San Francisco 49ers defensive lineman Arik Armstead had a free run at Carolina Panthers quarterback Cam Newton last week and whiffed.
On Sunday, it will not get any easier for the 49ers’ pass rush to take down the opposing quarterback. The Seattle Seahawks’ Russell Wilson might be playing on a bum ankle, but he is still not an easy player to bring down behind the line of scrimmage.
“Russell and Cam and Big Ben (Roethlisberger) are probably the best escape artists,” Armstead said. “Russell is different because he’s shorter, he has a lower center of gravity and he’s shiftier.

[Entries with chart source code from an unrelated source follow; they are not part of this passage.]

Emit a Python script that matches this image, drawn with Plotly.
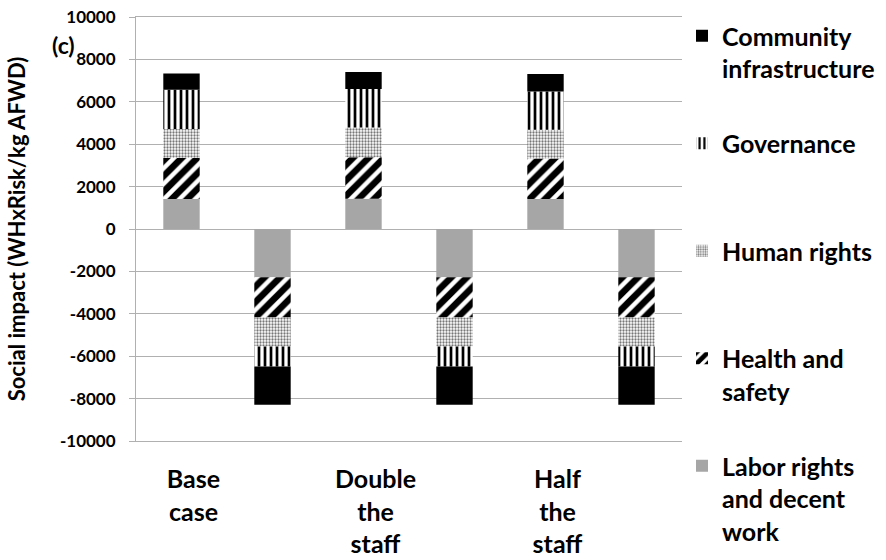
import plotly.graph_objects as go

# Scenarios (each has a positive and a negative stacked column)
scenarios = ["Base<br>case", "Double<br>the<br>staff", "Half<br>the<br>staff"]

# Impact categories, bottom of the stack first
categories = [
    "Labor rights<br>and decent<br>work",
    "Health and<br>safety",
    "Human rights",
    "Governance",
    "Community<br>infrastructure",
]

# Positive contributions (WHxRisk/kg AFWD) per scenario
labor_pos = [1420, 1430, 1420]
health_pos = [1940, 1950, 1900]
human_pos = [1360, 1410, 1360]
gov_pos = [1850, 1810, 1810]
comm_pos = [760, 800, 820]

# Negative contributions (WHxRisk/kg AFWD) per scenario
labor_neg = [-2280, -2280, -2280]
health_neg = [-1890, -1890, -1890]
human_neg = [-1370, -1370, -1370]
gov_neg = [-940, -940, -940]
comm_neg = [-1810, -1810, -1810]

y_ticks = [10000, 8000, 6000, 4000, 2000, 0, -2000, -4000, -6000, -8000, -10000]
y_range = [-10000, 10000]

FONT = "Lato"
GRID = "#B0B0B0"

styles = [
    dict(color="#A6A6A6"),
    dict(color="white", pattern=dict(shape="/", fgcolor="black", bgcolor="white",
                                     fgopacity=1, size=11, solidity=0.6)),
    dict(color="white", pattern=dict(shape=".", fgcolor="#777777", bgcolor="white",
                                     fgopacity=1, size=3, solidity=0.45)),
    dict(color="white", pattern=dict(shape="|", fgcolor="black", bgcolor="white",
                                     fgopacity=1, size=6, solidity=0.45)),
    dict(color="black"),
]

series_pos = [labor_pos, health_pos, human_pos, gov_pos, comm_pos]
series_neg = [labor_neg, health_neg, human_neg, gov_neg, comm_neg]

n_slots = 2 * len(scenarios)
slots = list(range(n_slots))

fig = go.Figure()
n_cat = len(categories)
for i, (label, pos, neg, style) in enumerate(zip(categories, series_pos, series_neg, styles)):
    y = [v for pair in zip(pos, neg) for v in pair]
    # pad every legend entry to three lines so entries are evenly spaced
    pad = 3 - label.count("<br>") - 1
    legend_text = label + "<br> " * pad
    fig.add_bar(
        x=slots,
        y=y,
        name=legend_text,
        legendgroup=label,
        legendrank=n_cat - i,
        marker=dict(**style, line=dict(width=0)),
    )

x_range = [-0.5, n_slots - 0.5]
zero_pos = (0 - y_range[0]) / (y_range[1] - y_range[0])

fig.update_layout(
    width=886,
    height=560,
    margin=dict(l=136, r=196, t=17, b=119),
    paper_bgcolor="white",
    plot_bgcolor="white",
    barmode="relative",
    bargap=0.6,
    font=dict(family=FONT, color="black"),
    xaxis=dict(
        range=x_range,
        automargin=False,
        tickmode="array",
        tickvals=slots[::2],
        ticktext=[f"<b>{s}</b>" for s in scenarios],
        tickfont=dict(family=FONT, size=25, color="black"),
        ticks="",
        showgrid=False,
        zeroline=False,
        showline=True,
        mirror=True,
        linecolor=GRID,
        linewidth=1,
        ticklabelshift=12,
        ticklabelstandoff=16,
    ),
    xaxis2=dict(
        overlaying="x",
        anchor="free",
        position=zero_pos,
        range=x_range,
        automargin=False,
        tickmode="array",
        tickvals=[s + 0.5 for s in slots],
        ticks="outside",
        ticklen=8,
        tickcolor=GRID,
        showticklabels=False,
        showgrid=False,
        zeroline=False,
        showline=True,
        linecolor=GRID,
        linewidth=1,
    ),
    yaxis=dict(
        range=y_range,
        automargin=False,
        tickmode="array",
        tickvals=y_ticks,
        ticktext=[f"<b>{v}</b>" for v in y_ticks],
        tickfont=dict(family=FONT, size=17, color="black"),
        ticks="outside",
        ticklen=6,
        tickcolor=GRID,
        showgrid=True,
        gridcolor=GRID,
        gridwidth=1,
        zeroline=False,
        showline=True,
        linecolor=GRID,
        linewidth=1,
        ticklabelstandoff=10,
        title=dict(
            text="<b>Social impact (WHxRisk/kg AFWD)</b>",
            font=dict(family=FONT, size=22, color="black"),
            standoff=28,
        ),
    ),
    legend=dict(
        xref="container",
        yref="container",
        x=682 / 886,
        y=1 - 13 / 560,
        xanchor="left",
        yanchor="top",
        traceorder="grouped",
        tracegroupgap=7,
        valign="top",
        maxheight=700,
        font=dict(family=FONT, size=25, color="black", weight="bold"),
        bgcolor="rgba(0,0,0,0)",
    ),
    annotations=[
        dict(
            text="<b>(c)</b>",
            xref="paper",
            yref="paper",
            x=(62 - 136) / 554,
            y=(441 - 45) / 424,
            xanchor="center",
            yanchor="middle",
            showarrow=False,
            font=dict(family=FONT, size=23, color="black"),
        )
    ],
    showlegend=True,
)

fig.write_html("out.html")
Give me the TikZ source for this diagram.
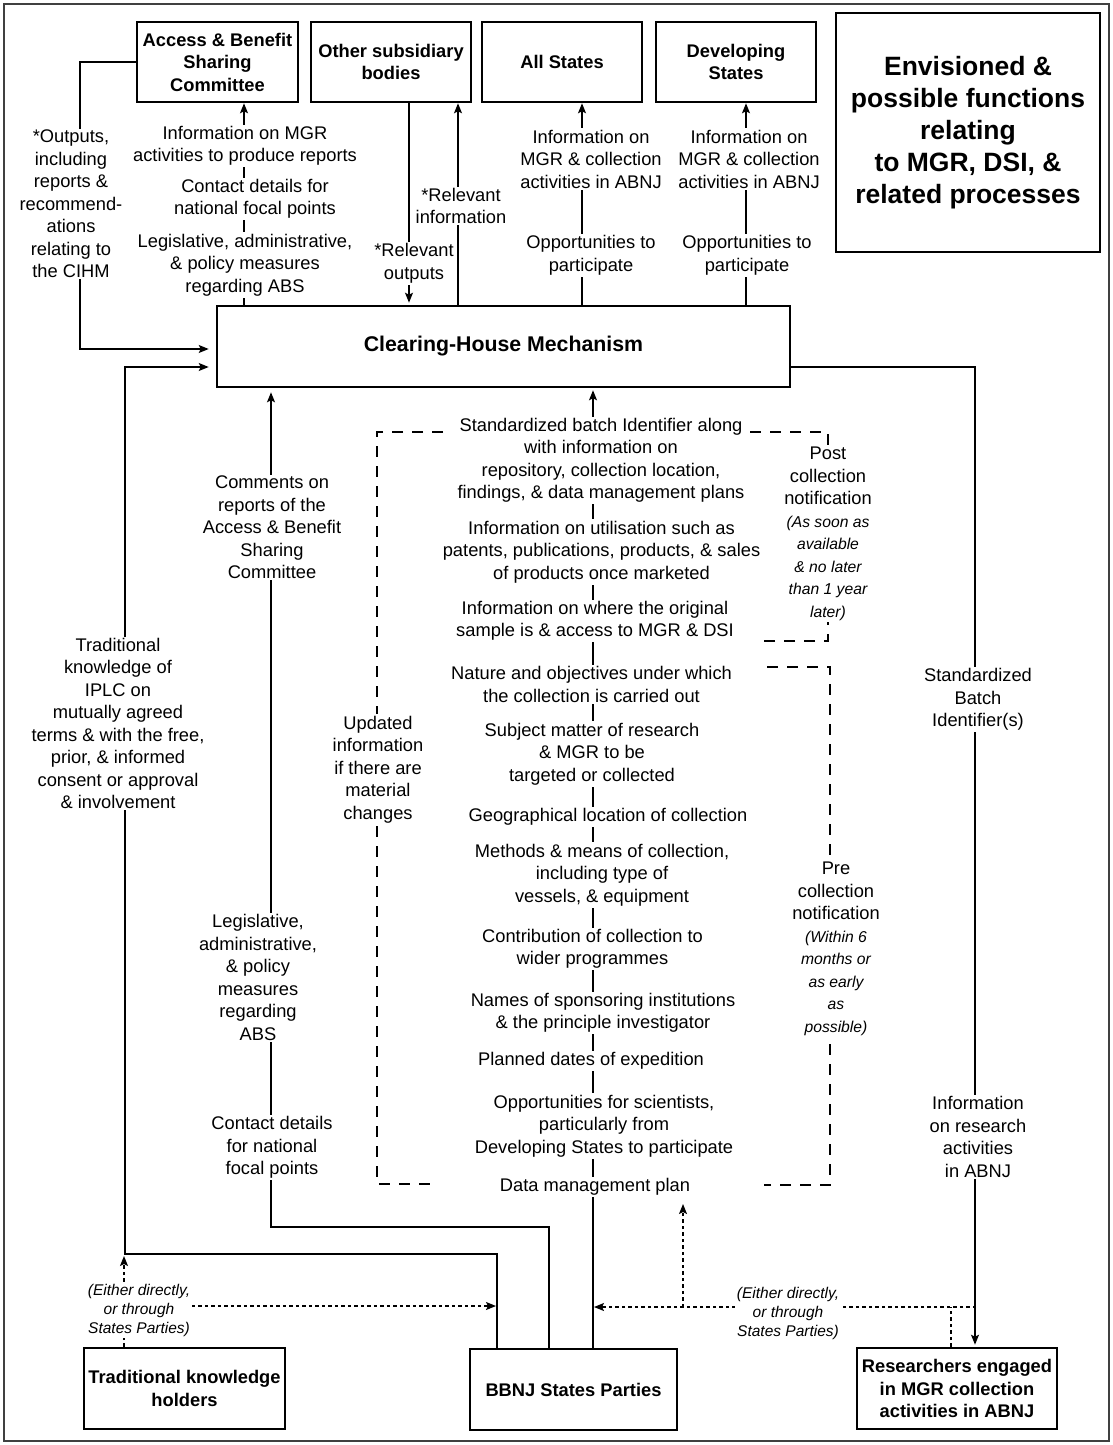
\documentclass[tikz,border=0pt]{standalone}
\usepackage{fontspec}
\setmainfont{Liberation Sans}
\usetikzlibrary{arrows.meta,backgrounds}
\newcommand\regf{\fontsize{18.3}{22.5}\selectfont}
\newcommand\itf{\itshape\fontsize{15.7}{22.5}\selectfont}
\newcommand\itvia{\itshape\fontsize{15.5}{19}\selectfont}
\begin{document}
\begin{tikzpicture}[x=1pt,y=-1pt,
  box/.style={draw, line width=2.6pt, fill=white, font=\bfseries\regf, align=center, inner sep=0pt},
  lbl/.style={fill=white, font=\regf, align=center, inner sep=1.5pt},
  via/.style={fill=white, font=\itvia, align=center, inner sep=1.5pt},
  tipst/.style={-{Stealth[length=10pt,width=8pt,inset=2pt]}},
  conn/.style={line width=1.4pt, tipst},
  dotl/.style={line width=1.3pt, dash pattern=on 3.5pt off 3pt},
  dotc/.style={dotl, tipst},
  brk/.style={line width=1.4pt, dash pattern=on 11pt off 9pt}
]
\useasboundingbox (0,0) rectangle (1113,1445);

% boxes
\node[box, minimum width=161pt, minimum height=80pt] (abs) at (217.5,62) {Access \& Benefit\\Sharing\\Committee};
\node[box, minimum width=160pt, minimum height=80pt] (osb) at (391,62) {Other subsidiary\\bodies};
\node[box, minimum width=160pt, minimum height=80pt] (all) at (562,62) {All States};
\node[box, minimum width=160pt, minimum height=80pt] (dev) at (736,62) {Developing\\States};
\node[box, minimum width=264pt, minimum height=239pt, font=\bfseries\fontsize{26.5}{32}\selectfont] (title) at (968,132.5) {Envisioned \&\\possible functions\\relating\\to MGR, DSI, \&\\related processes};
\node[box, minimum width=573pt, minimum height=81pt, font=\bfseries\fontsize{21.3}{26}\selectfont] (chm) at (503.5,346.5) {Clearing-House Mechanism};
\node[box, minimum width=201pt, minimum height=81pt] (tk) at (184.5,1388.5) {Traditional knowledge\\holders};
\node[box, minimum width=207pt, minimum height=81pt] (bbnj) at (573.5,1389.5) {BBNJ States Parties};
\node[box, minimum width=200pt, minimum height=81pt] (res) at (957,1388.5) {Researchers engaged\\in MGR collection\\activities in ABNJ};

% labels top
\node[lbl] (outputs) at (71,204) {*Outputs,\\including\\reports \&\\recommend-\\ations\\relating to\\the CIHM};
\node[lbl] (absi1) at (245,146) {Information on MGR\\activities to produce reports};
\node[lbl] (absi2) at (255,199) {Contact details for\\national focal points};
\node[lbl] (absi3) at (245,265) {Legislative, administrative,\\\& policy measures\\regarding ABS};
\node[lbl] (relinfo) at (461,206) {*Relevant\\information};
\node[lbl] (relout) at (414,263.5) {*Relevant\\outputs};
\node[lbl] (alli) at (591,159) {Information on\\MGR \& collection\\activities in ABNJ};
\node[lbl] (allo) at (591,255.5) {Opportunities to\\participate};
\node[lbl] (devi) at (749,159) {Information on\\MGR \& collection\\activities in ABNJ};
\node[lbl] (devo) at (747,255.5) {Opportunities to\\participate};

% labels left
\node[lbl] (comments) at (272,527.5) {Comments on\\reports of the\\Access \& Benefit\\Sharing\\Committee};
\node[lbl] (legis) at (258,977.5) {Legislative,\\administrative,\\\& policy\\measures\\regarding\\ABS};
\node[lbl] (contact) at (272,1147.5) {Contact details\\for national\\focal points};
\node[lbl] (tkl) at (118,723.5) {Traditional\\knowledge of\\IPLC on\\mutually agreed\\terms \& with the free,\\prior, \& informed\\consent or approval\\\& involvement};
\node[lbl] (updated) at (378,769.5) {Updated\\information\\if there are\\material\\changes};

% chain
\node[lbl] (c1) at (601,460.5) {Standardized batch Identifier along\\with information on\\repository, collection location,\\findings, \& data management plans};
\node[lbl] (c2) at (601.5,552) {Information on utilisation such as\\patents, publications, products, \& sales\\of products once marketed};
\node[lbl] (c3) at (595,621) {Information on where the original\\sample is \& access to MGR \& DSI};
\node[lbl] (c4) at (591.5,684.5) {Nature and objectives under which\\the collection is carried out};
\node[lbl] (c5) at (592,754) {Subject matter of research\\\& MGR to be\\targeted or collected};
\node[lbl] (c6) at (608,817) {Geographical location of collection};
\node[lbl] (c7) at (602,875) {Methods \& means of collection,\\including type of\\vessels, \& equipment};
\node[lbl] (c8) at (592.5,949) {Contribution of collection to\\wider programmes};
\node[lbl] (c9) at (603,1013) {Names of sponsoring institutions\\\& the principle investigator};
\node[lbl] (c10) at (591,1061) {Planned dates of expedition};
\node[lbl] (c11) at (604,1126) {Opportunities for scientists,\\particularly from\\Developing States to participate};
\node[lbl] (c12) at (595,1187) {Data management plan};

% right labels
\node[lbl] (post) at (828,534) {Post\\collection\\notification\\{\itf (As soon as}\\{\itf available}\\{\itf \& no later}\\{\itf than 1 year}\\{\itf later)}};
\node[lbl] (pre) at (836,949) {Pre\\collection\\notification\\{\itf (Within 6}\\{\itf months or}\\{\itf as early}\\{\itf as}\\{\itf possible)}};
\node[lbl] (stdb) at (978,699.5) {Standardized\\Batch\\Identifier(s)};
\node[lbl] (resinfo) at (978,1137) {Information\\on research\\activities\\in ABNJ};

% via labels
\node[via] (via1) at (139,1310) {(Either directly,\\or through\\States Parties)};
\node[via] (via2) at (788,1313.5) {(Either directly,\\or through\\States Parties)};

\begin{pgfonlayer}{background}
\draw[line width=1.6pt, black!75] (4,4) rectangle (1109,1441);

% left connectors
\coordinate (jA) at (80,349);
\draw[conn, shorten >=7pt] (abs.west) -| (jA) -- (jA -| chm.west);
\coordinate (b1) at (497,1349);
\coordinate (jB) at (125,1254);
\coordinate (jB2) at (125,367);
\draw[conn, shorten >=7pt] (b1 |- bbnj.north) |- (jB) -- (jB2) -- (jB2 -| chm.west);
\coordinate (b2) at (549,1349);
\coordinate (jC) at (271,1227);
\draw[conn, shorten >=4pt] (b2 |- bbnj.north) |- (jC) -- (jC |- chm.south);
\coordinate (b3) at (593,1349);
\draw[conn, shorten >=2pt] (b3 |- bbnj.north) -- (b3 |- chm.south);
\coordinate (jR) at (975,367);
\draw[conn, shorten >=2pt] (jR -| chm.east) -- (jR) -- (jR |- res.north);

% top connectors
\coordinate (t1) at (244,0);
\coordinate (t2) at (409,0);
\coordinate (t3) at (458,0);
\coordinate (t4) at (582,0);
\coordinate (t5) at (746,0);
\draw[conn] (t1 |- chm.north) -- (t1 |- abs.south);
\draw[conn, shorten >=2pt] (t2 |- osb.south) -- (t2 |- chm.north);
\draw[conn] (t3 |- chm.north) -- (t3 |- osb.south);
\draw[conn] (t4 |- chm.north) -- (t4 |- all.south);
\draw[conn] (t5 |- chm.north) -- (t5 |- dev.south);

% dotted
\coordinate (d1) at (124,1256);
\draw[dotc] (d1 |- tk.north) -- (d1);
\coordinate (d2) at (496,1306);
\draw[dotc] (via1.east |- d2) -- (d2);
\coordinate (d3) at (951,1307);
\draw[dotl] (d3 |- res.north) -- (d3);
\coordinate (d4) at (976,1307);
\coordinate (d5) at (594,1307);
\draw[dotc] (d4) -- (d5);
\coordinate (d6) at (683,1307);
\coordinate (d7) at (683,1204);
\draw[dotc] (d6) -- (d7);

% dashed brackets
\draw[brk] (443,432) -- (377,432) -- (377,1184) -- (438,1184);
\draw[brk] (750,432) -- (828,432) -- (828,641) -- (763,641);
\draw[brk] (767,667) -- (830,667) -- (830,1185) -- (764,1185);
\end{pgfonlayer}
\end{tikzpicture}
\end{document}
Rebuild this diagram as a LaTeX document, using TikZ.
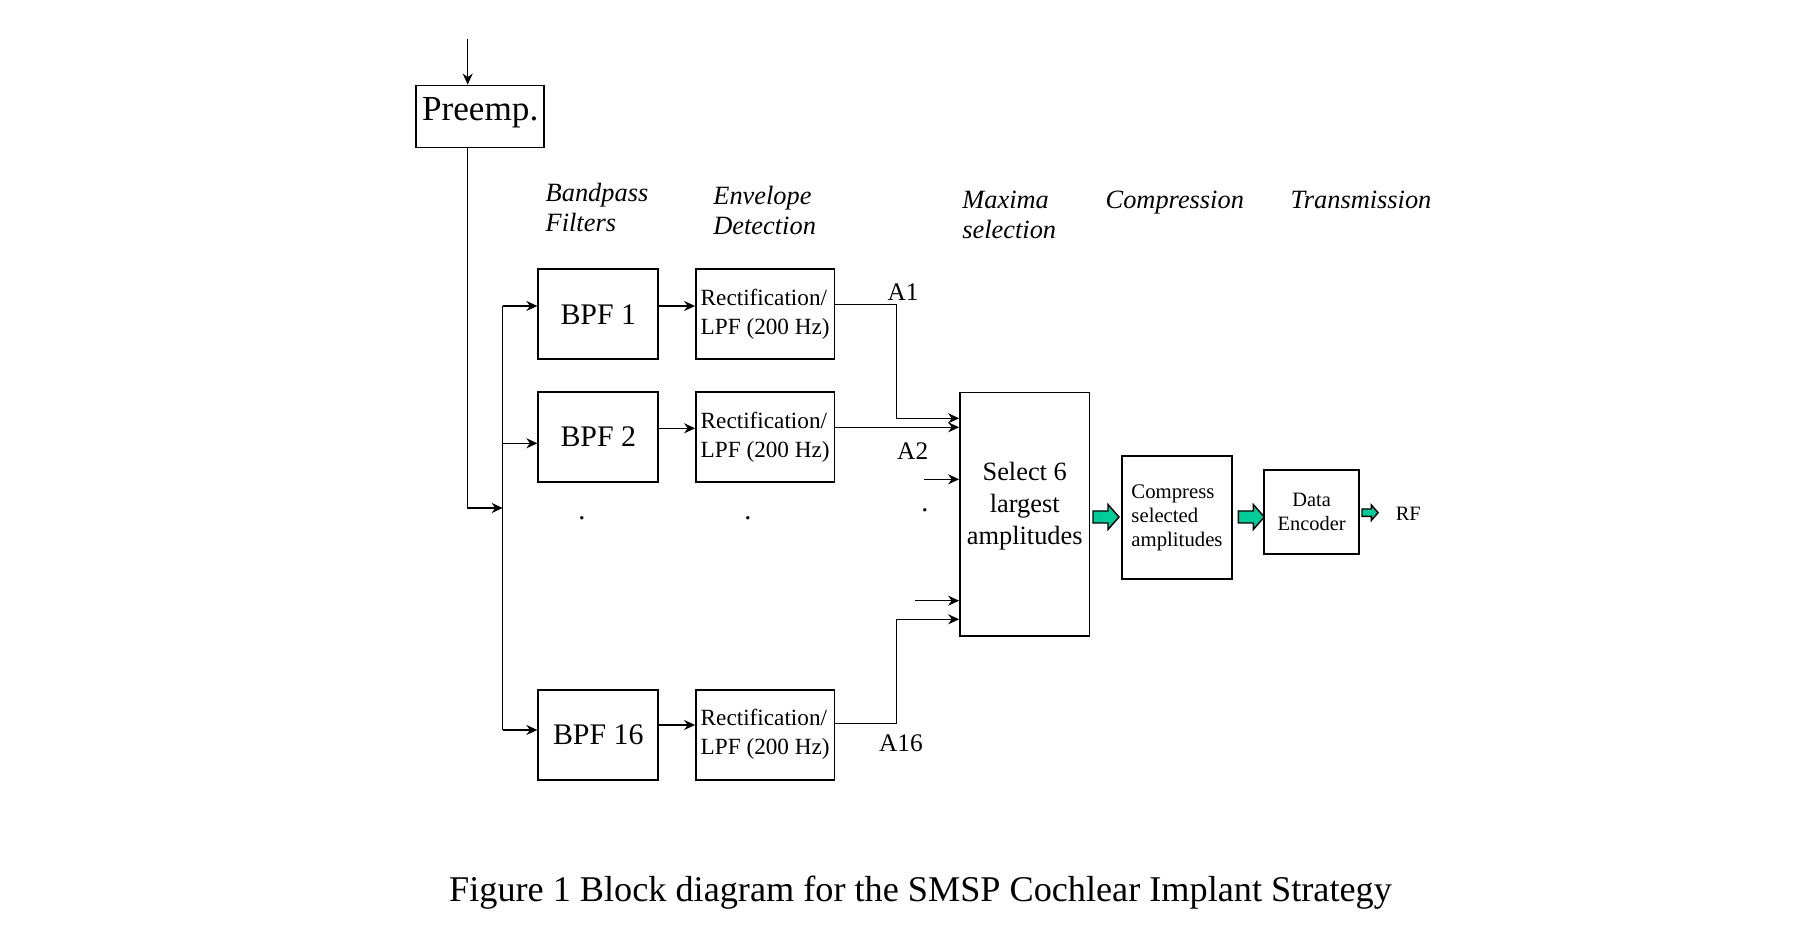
\documentclass[tikz,border=0pt]{standalone}
\usepackage{fontspec}
\setmainfont{Liberation Serif}
\usetikzlibrary{arrows.meta}

\definecolor{fillGreen}{RGB}{0,204,153}

\tikzset{
  box/.style={draw, line width=0.5pt, inner sep=0pt, align=center},
  sig/.style={-{Stealth[length=1.1mm, width=1mm]}, line width=0.45pt},
  wire/.style={line width=0.45pt},
  lbl/.style={inner sep=0pt, font=\fontsize{7.2}{8.6}\selectfont},
  heading/.style={inner sep=0pt, align=left, anchor=base west,
    font=\fontsize{7.5}{8.6}\selectfont\itshape},
  garrow/.style={draw, fill=fillGreen, line width=0.4pt},
}

\begin{document}
\begin{tikzpicture}[x=0.01cm, y=-0.01cm]%
  \useasboundingbox (0,0) rectangle (1811,943);

  % preemphasis
  \coordinate (in) at (467.7,39);
  \node[box, minimum width=1.28cm, minimum height=0.62cm, text depth=4.2pt,
    font=\fontsize{10}{12}\selectfont] (pre) at (480.2,116.5) {Preemp.};
  \draw[sig] (in) -- (in |- pre.north);

  % filter bank
  \foreach \n/\y in {1/314.3, 2/437, 16/734.7} {
    \node[box, minimum width=1.2cm, minimum height=0.9cm,
      font=\fontsize{8.5}{10}\selectfont] (bpf\n) at (598.3,\y) {BPF \n};
    \node[box, minimum width=1.383cm, minimum height=0.9cm, align=left,
      font=\fontsize{6.6}{8.3}\selectfont] (rect\n) at (765.2,\y)
      {Rectification/\\LPF (200 Hz)};
  }

  % bus
  \coordinate (split) at (502.7,508);
  \coordinate (bus1) at (502.7,306);
  \coordinate (bus2) at (502.7,443.3);
  \coordinate (bus16) at (502.7,730);
  \draw[sig] (pre.south -| in) |- (split);
  \draw[wire] (bus1) -- (bus16);
  \foreach \n in {1, 2, 16}
    \draw[sig] (bus\n) -- (bus\n -| bpf\n.west);
  \draw[sig] (bpf1.east |- 0,306) -- (rect1.west |- 0,306);
  \draw[sig] (bpf2.east |- 0,428.3) -- (rect2.west |- 0,428.3);
  \draw[sig] (bpf16.east |- 0,725) -- (rect16.west |- 0,725);

  % maxima selection
  \node[box, minimum width=1.293cm, minimum height=2.433cm, text depth=6.3pt,
    font=\fontsize{7.5}{9.1}\selectfont] (sel) at (1024.7,514.3)
    {Select 6\\largest\\amplitudes};
  \coordinate (a1) at (896.7,418.3);
  \coordinate (a16) at (896.7,619.3);
  \coordinate (x1) at (924,479.3);
  \coordinate (x2) at (915,600.7);
  \draw[sig] (rect1.east |- 0,304.3) -| (a1) -- (a1 -| sel.west);
  \draw[sig] (rect2.east |- 0,427.3) -- (sel.west |- 0,427.3);
  \draw[sig] (rect16.east |- 0,723.5) -| (a16) -- (a16 -| sel.west);
  \draw[sig] (x1) -- (x1 -| sel.west);
  \draw[sig] (x2) -- (x2 -| sel.west);

  \node[lbl] (lA1) at (903,291.7) {A1};
  \node[lbl] (lA2) at (912.7,450.7) {A2};
  \node[lbl] (lA16) at (901,743) {A16};

  % dots
  \foreach \x/\y in {582/518, 748/518, 925/510}
    \node[inner sep=0pt, font=\fontsize{8}{9}\selectfont] at (\x,\y) {.};

  % compression, encoder
  \node[box, minimum width=1.106cm, minimum height=1.236cm, align=left,
    font=\fontsize{5.9}{6.8}\selectfont] (comp) at (1177,517.5)
    {Compress\\selected\\amplitudes};
  \node[box, minimum width=0.947cm, minimum height=0.843cm,
    font=\fontsize{5.8}{6.7}\selectfont] (enc) at (1311.7,512.2)
    {Data\\Encoder};
  \node[inner sep=0pt, font=\fontsize{5.8}{7}\selectfont] (rf) at (1408.3,514) {RF};

  \foreach \x/\y/\s in {1093/517/1, 1238.3/517/1, 1362/512.7/0.62}
    \draw[garrow, shift={(\x,\y)}, scale=\s]
      (0,-6) -- (15,-6) -- (15,-12.5) -- (26,0) -- (15,12.5) -- (15,6) -- (0,6) -- cycle;

  % headings
  \node[heading] at (545,231.7) {Bandpass\\Filters};
  \node[heading] at (712.7,235) {Envelope\\Detection};
  \node[heading] at (961.7,238.3) {Maxima\\selection};
  \node[heading] at (1105,208.3) {Compression};
  \node[heading] at (1290,208.3) {Transmission};

  % caption
  \node[inner sep=0pt, font=\fontsize{10.3}{12}\selectfont] (cap) at (920.5,893)
    {Figure 1 Block diagram for the SMSP Cochlear Implant Strategy};
\end{tikzpicture}
\end{document}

So you got to bend your knees when you try to tackle him.”
A week ago, in the 49ers’ 46-27 loss to the Panthers, Armstead was not able to follow-through on what he was taught to do against Newton.
“Coaches told me to attack his throwing arm, and I didn’t do that on that play, so he was able to side-step me,” Armstead said. “I was supposed to attack his throwing arm, and make him spin back.”
The Seahawks’ offensive line is one of the team’s weaker units, but Wilson is able to use his elusiveness to avoid sacks, keep his eyes down the field and hit big plays.
“I missed three sacks on him last year, so I know I have to break down and get ready to react to his movements,” Armstead said.
At 6 foot 7, Armstead compared his job to challenges he faced going up against smaller players on the basketball court.
“It’s like trying to guard a point guard and you’re a post player,” he said. “You got to move your feet and stay in front of him, try to coral him. It’s not just you out there. It’s everyone out there working together to try to corral him.
“Quarterbacks are getting more mobile by the year. In Week 4, we have (Dallas Cowboys quarterback) Dak Prescott. He’s mobile, as well. That’s the way the league is becoming.”